Seguindo o mote de Fernando Pessoa, a Nação é apenas um meio de criarmos uma civilização superior. Apenas isso, não é o fim, é o ponto de partida. O Estado não é uma coisa, é um processo. E deixem-me que mais uma vez cite Pessoa, num velho texto que eles escreveu contra os prussianos durante a guerra de 1914/1918: o Estado está acima do cidadão - sem dúvida! -; mas o Homem está acima do Estado.

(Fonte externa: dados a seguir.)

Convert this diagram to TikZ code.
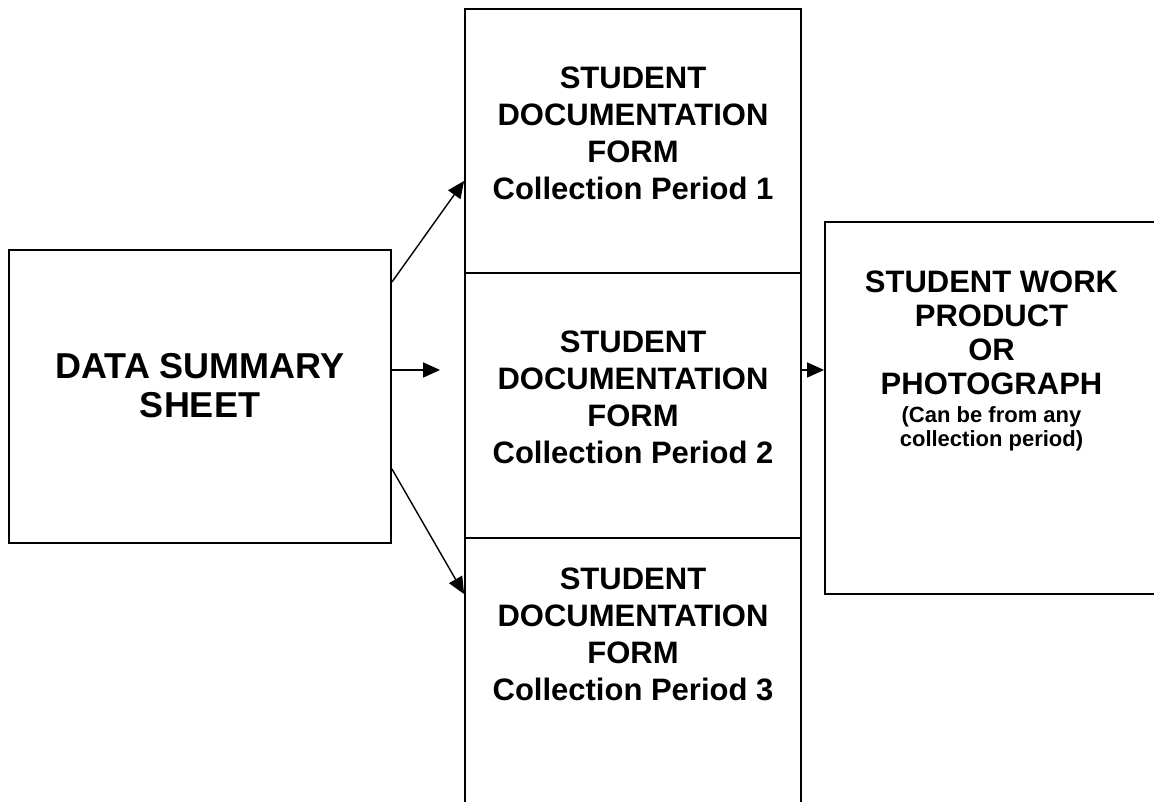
\documentclass[tikz,border=0pt]{standalone}
\usepackage{fontspec}
\setmainfont{Liberation Sans}
\usetikzlibrary{calc,arrows.meta}

\tikzset{
	box/.style={draw, line width=1.8pt, inner sep=0pt},
	bigtxt/.style={align=center, font=\fontsize{36}{39}\selectfont\bfseries},
	formtxt/.style={align=center, font=\fontsize{31}{37}\selectfont\bfseries},
	arr/.style={line width=1.4pt, -{Triangle[length=17pt,width=15pt]}}
}

\begin{document}
\begin{tikzpicture}[x=1pt, y=1pt]
			%%%%% START %%%%%
			\useasboundingbox (0, 0) rectangle (1154, 802);
			\clip (0, 0) rectangle (1154, 802);
			
			\node[box, minimum width=382pt, minimum height=293pt] (sheet) at (200, 405.5) {};
			\node[bigtxt] (sheettxt) at ([yshift=11pt]sheet.center) {DATA SUMMARY\\SHEET};
			
			\node[box, minimum width=336pt, minimum height=264pt] (form1) at (633, 661) {};
			\node[box, minimum width=336pt, minimum height=265pt] (form2) at (633, 396.5) {};
			\node[box, minimum width=336pt, minimum height=265pt] (form3) at (633, 131.5) {};
			
			\node[formtxt] (form1txt) at ([yshift=8pt]form1.center) {STUDENT\\DOCUMENTATION\\FORM\\Collection Period 1};
			\node[formtxt] (form2txt) at ([yshift=8pt]form2.center) {STUDENT\\DOCUMENTATION\\FORM\\Collection Period 2};
			\node[formtxt] (form3txt) at ([yshift=36pt]form3.center) {STUDENT\\DOCUMENTATION\\FORM\\Collection Period 3};
			
			\node[box, minimum width=333pt, minimum height=372pt] (product) at (991.5, 394) {};
			\node[align=center, anchor=north, inner sep=0pt, font=\fontsize{31}{34}\selectfont\bfseries] (producttxt) at ([yshift=-50pt]product.north)
				{STUDENT WORK\\PRODUCT\\OR\\PHOTOGRAPH\\[-6pt]
				 {\fontsize{22}{24}\selectfont (Can be from any}\\[-10pt]
				 {\fontsize{22}{24}\selectfont collection period)}};
			
			\draw[arr] ([yshift=-33pt]sheet.north east) -- ([yshift=93pt]form1.south west);
			\draw[arr] ([yshift=26.5pt]sheet.east) -- ([xshift=-24pt, yshift=35.5pt]form2.west);
			\draw[arr] ([yshift=75pt]sheet.south east) -- ([yshift=-57pt]form3.north west);
			\draw[arr] ([yshift=35.5pt]form2.east) -- ([yshift=35.5pt]form2.east -| product.west);
			
			%%%%% END %%%%%
\end{tikzpicture}
\end{document}
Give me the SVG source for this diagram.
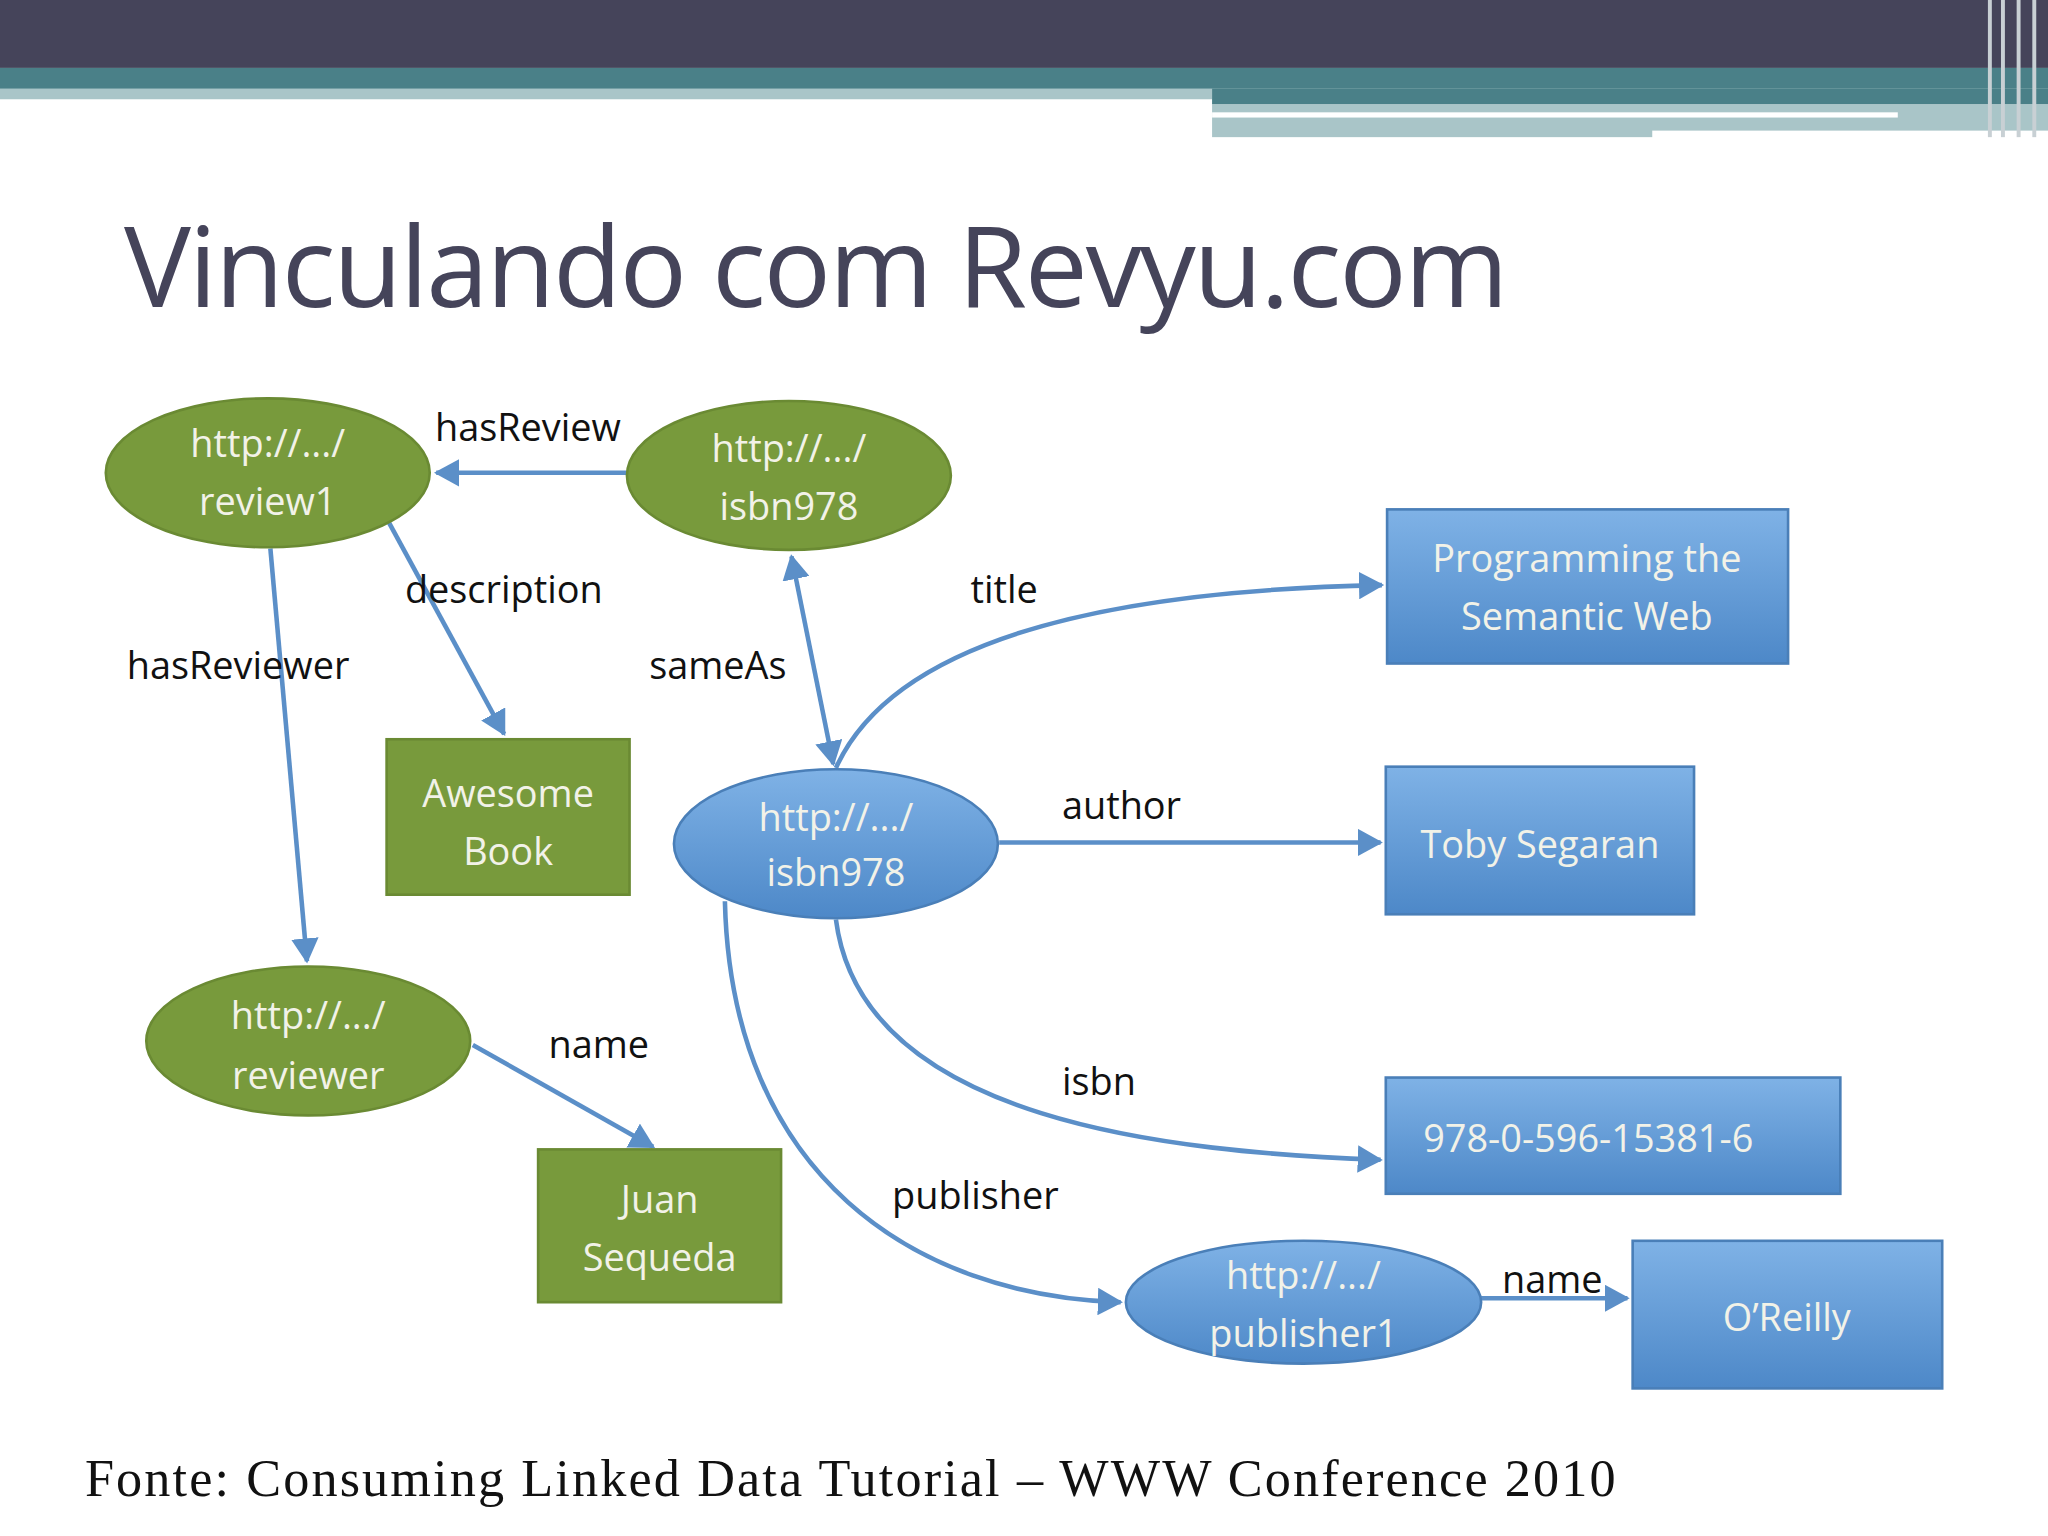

Logo, em nome destes princípios, é evidente que me congratulo com a clareza e a coragem de alguns parlamentares portugueses que assumiram sem reservas a adesão ao princípio que considero a semente do verdadeiro direito universal.
A velha ordem internacional, nascida em Yalta, Bretton Woods, São Francisco e Potsdam, essa que fez os julgamentos de Nuremberga, mas que teve de esquecer-se do massacre de Katyn, a tal ordem que se consolidou pela chamada Guerra Fria, se foi simbolicamente derrubada em 1989, ainda não lançou suficientes sementes de esperança para a nova orgânica internacional. Porquê? Porque se mantém em vigor um modelo de Direito Internacional Público que talvez não tenha suficiente justiça para ser efectivo direito, que não tem um mínimo de autodeterminação para se dizer "inter-nacional", nem uma altura adequada de fins para ser público.
Por outras palavras, a nova ordem ainda não pode ter um mínimo de justiça mundial porque o direito que a rege ainda não é suficientemente válido, faltando-lhe os adequados requisitos da vigência e da eficácia, as três dimensões do jurídico indispensáveis para que a justiça não seja impotente.
Infelizmente, temos de concluir que, por enquanto, continuamos a viver em regime de vazio de justiça mundial já que os Estados ainda se assumem como superiores à pessoa humana e as soberanias não querem submeter-se a algo muito simples: à moral e ao direito.